Σ−Capture in Deuterium

Abstract

Transition rates for the final states ${\Sigma }^0+n+n$ and $\Lambda +n+n$ are calculated in impulse approximation for ${\Sigma }^{-}d$ capture from rest, taking into account the ${}_{}{}^1{}_{}{}^{}S_0^{}{}_{}{}^{}$ $n-n$ attraction and the tensor term in the ${\Sigma }^{-}p\to \Lambda n$ transition amplitude. Using the ${\Sigma }^{-}p\to {\Sigma }^{0}n$ and ${\Sigma }^{-}p\to \Lambda n$ amplitudes calculated for global symmetry by de Swart and Dullemond, the branching ratio $\frac{{\Sigma }^0}{({\Sigma }^0+\Lambda )}$ obtained is 0.24, compared with the observed ratio 0.037±0.022. The uncertainties in the comparison between the observed and calculated ratios are discussed in detail, especially those concerned with the validity of the impulse approximation, in view of the near-resonant $\Sigma N$ interaction in the global symmetry model, and the question of the appropriate form of the spin average, in view of the strong electromagnetic spin-orbit forces in the ${\Sigma }^{-}d$ atom.
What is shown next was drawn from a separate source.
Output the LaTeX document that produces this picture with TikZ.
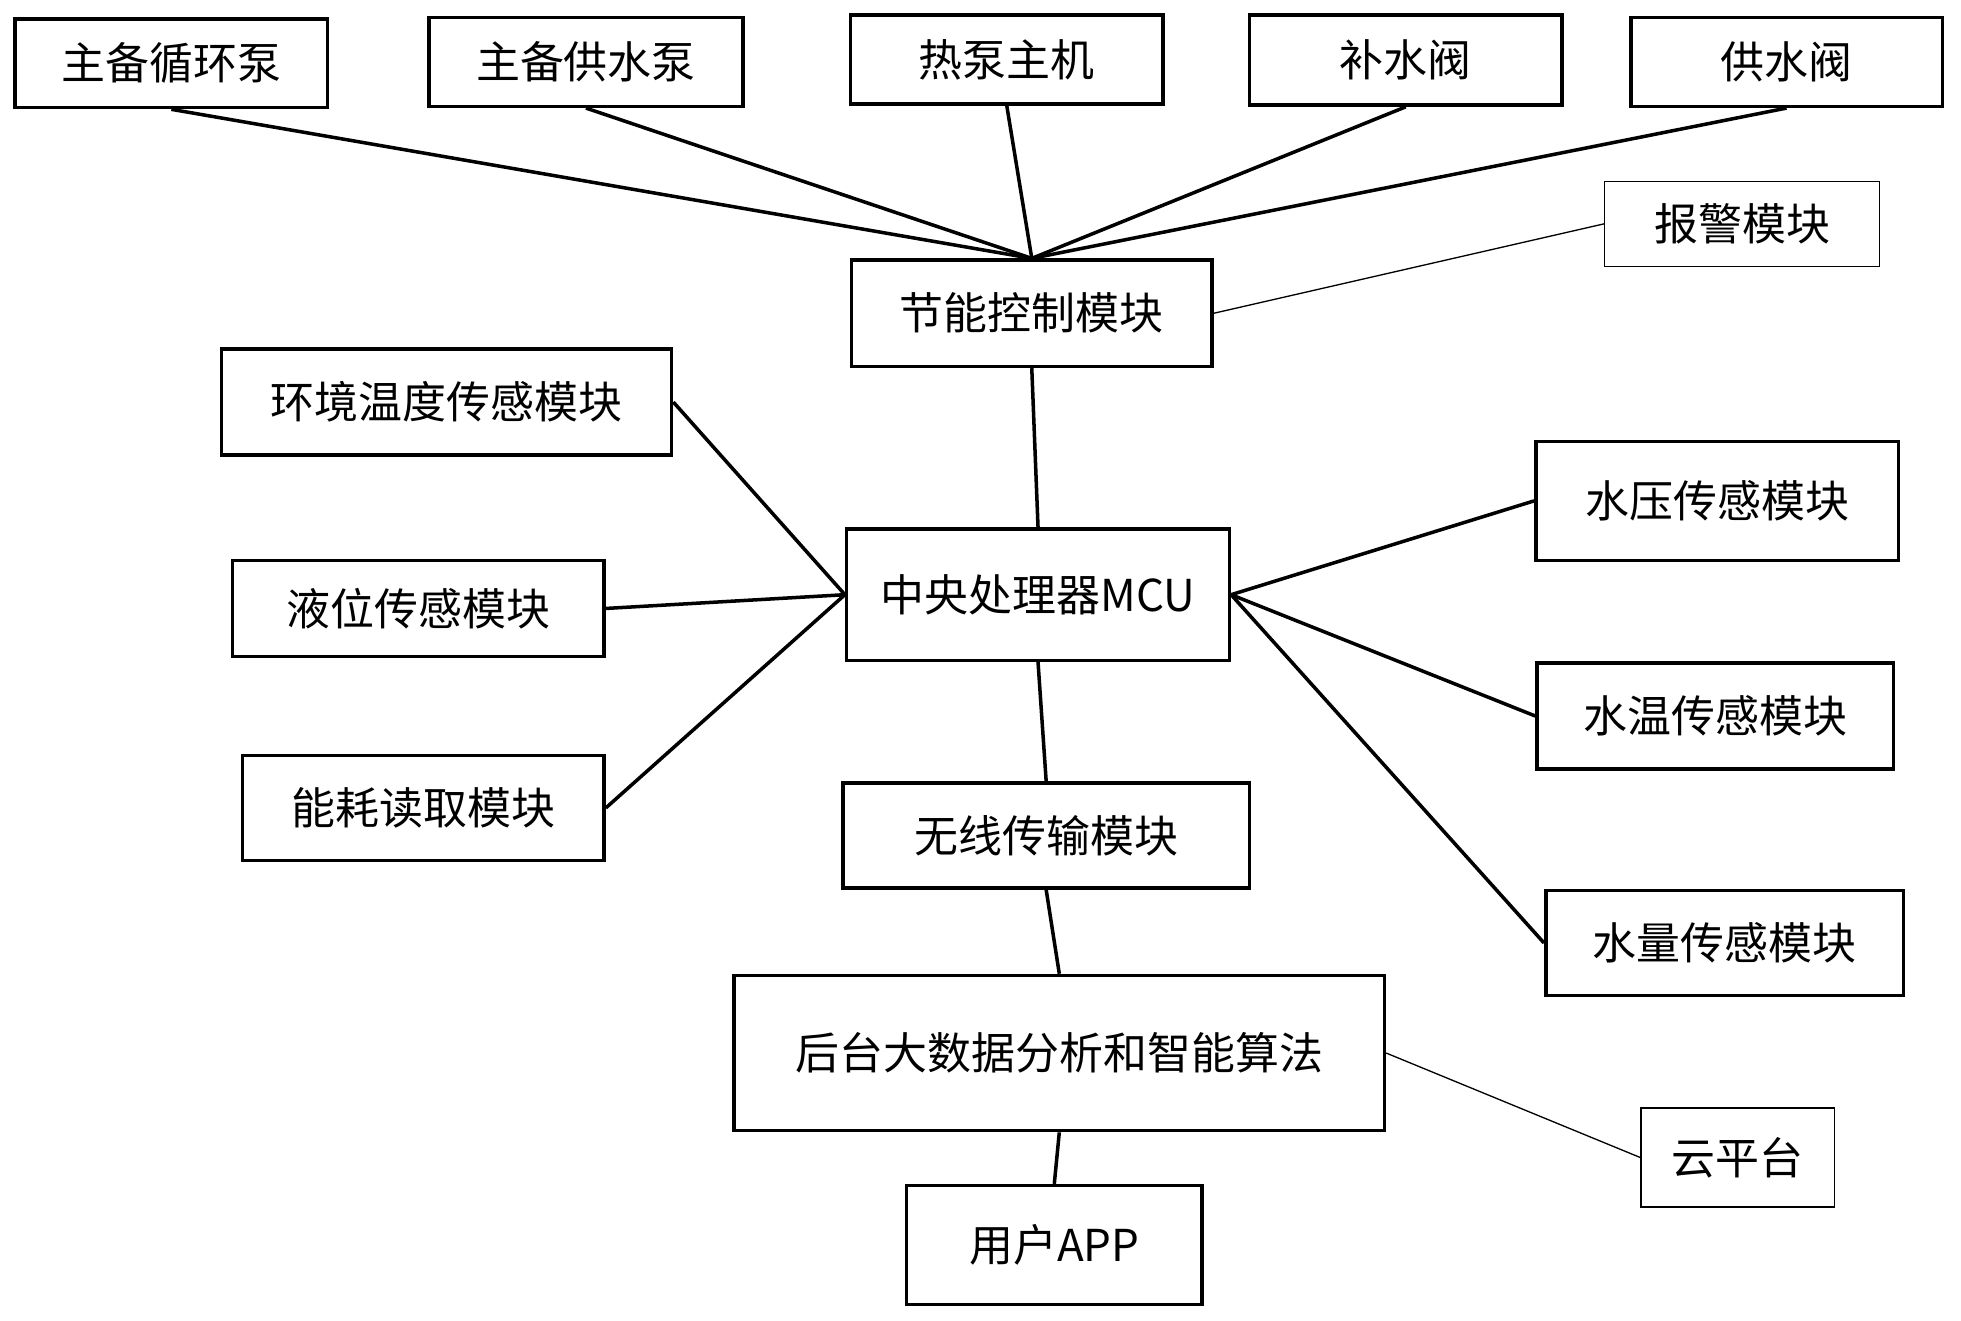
\documentclass[tikz,border=0pt]{standalone}
\usepackage{fontspec}
\setmainfont{Noto Sans CJK SC}
\tikzset{
  block/.style n args={2}{
    draw, line width=1.6pt,
    minimum width={#1*0.02cm},
    minimum height={#2*0.02cm},
    inner sep=0pt,
    font=\fontsize{20}{24}\selectfont,
  },
  thin block/.style n args={2}{
    block={#1}{#2}, line width=0.6pt,
  },
  link/.style={line width=1.6pt},
  thin link/.style={line width=0.6pt},
}
\begin{document}
\begin{tikzpicture}[x=0.02cm, y=-0.02cm]
        \useasboundingbox (0,0) rectangle (1568,1056);
        % top row
        \node [block={250}{71}] (pump1) at (137,50.5) {主备循环泵};
        \node [block={251}{71}] (pump2) at (468.5,49.5) {主备供水泵};
        \node [block={250}{71}] (heat) at (805,47.5) {热泵主机};
        \node [block={250}{72}] (refill) at (1124,48) {补水阀};
        \node [block={249}{71}] (supply) at (1428.5,49.5) {供水阀};
        \node [thin block={220}{68}] (alarm) at (1393,179) {报警模块};
        \node [block={288}{85}] (save) at (825,250.5) {节能控制模块};

        % sensors
        \node [block={360}{85}] (env) at (357,321.5) {环境温度传感模块};
        \node [block={297}{77}] (level) at (334.5,486.5) {液位传感模块};
        \node [block={289}{84}] (energy) at (338.5,646) {能耗读取模块};
        \node [block={306}{105}] (mcu) at (830,475.5) {中央处理器MCU};
        \node [block={290}{95}] (press) at (1373,400.5) {水压传感模块};
        \node [block={285}{85}] (temp) at (1371.5,572.5) {水温传感模块};
        \node [block={286}{84}] (flow) at (1379,754) {水量传感模块};

        % bottom chain
        \node [block={325}{84}] (wifi) at (836.5,668) {无线传输模块};
        \node [block={520}{124}] (data) at (847,842) {后台大数据分析和智能算法};
        \node [thin block={155}{79}] (cloud) at (1389.5,925.5) {云平台};
        \node [block={236}{95}] (app) at (843,995.5) {用户APP};

        \foreach \n in {pump1,pump2,heat,refill,supply}
            \draw [link] (\n.south) -- (save.north);
        \draw [thin link] (alarm.west) -- (save.east);
        \draw [link] (save.south) -- (mcu.north);
        \foreach \n in {env,level,energy}
            \draw [link] (\n.east) -- (mcu.west);
        \foreach \n in {press,temp,flow}
            \draw [link] (mcu.east) -- (\n.west);
        \draw [link] (mcu.south) -- (wifi.north);
        \draw [link] (wifi.south) -- (data.north);
        \draw [thin link] (data.east) -- (cloud.west);
        \draw [link] (data.south) -- (app.north);
    \end{tikzpicture}
\end{document}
It is concluded that the appropriate spin average is $\frac{2}{3}{\left[\frac{{\Sigma }^0}{({\Sigma }^0+\Lambda )}\right]}_{S=\frac{3}{2}}+\frac{1}{3}{\left[\frac{{\Sigma }^0}{({\Sigma }^0+\Lambda )}\right]}_{S=\frac{1}{2}}$ within corrections of about 10%. Agreement with the experimental ratio appears unlikely with global symmetry, even when these uncertainties are taken into account.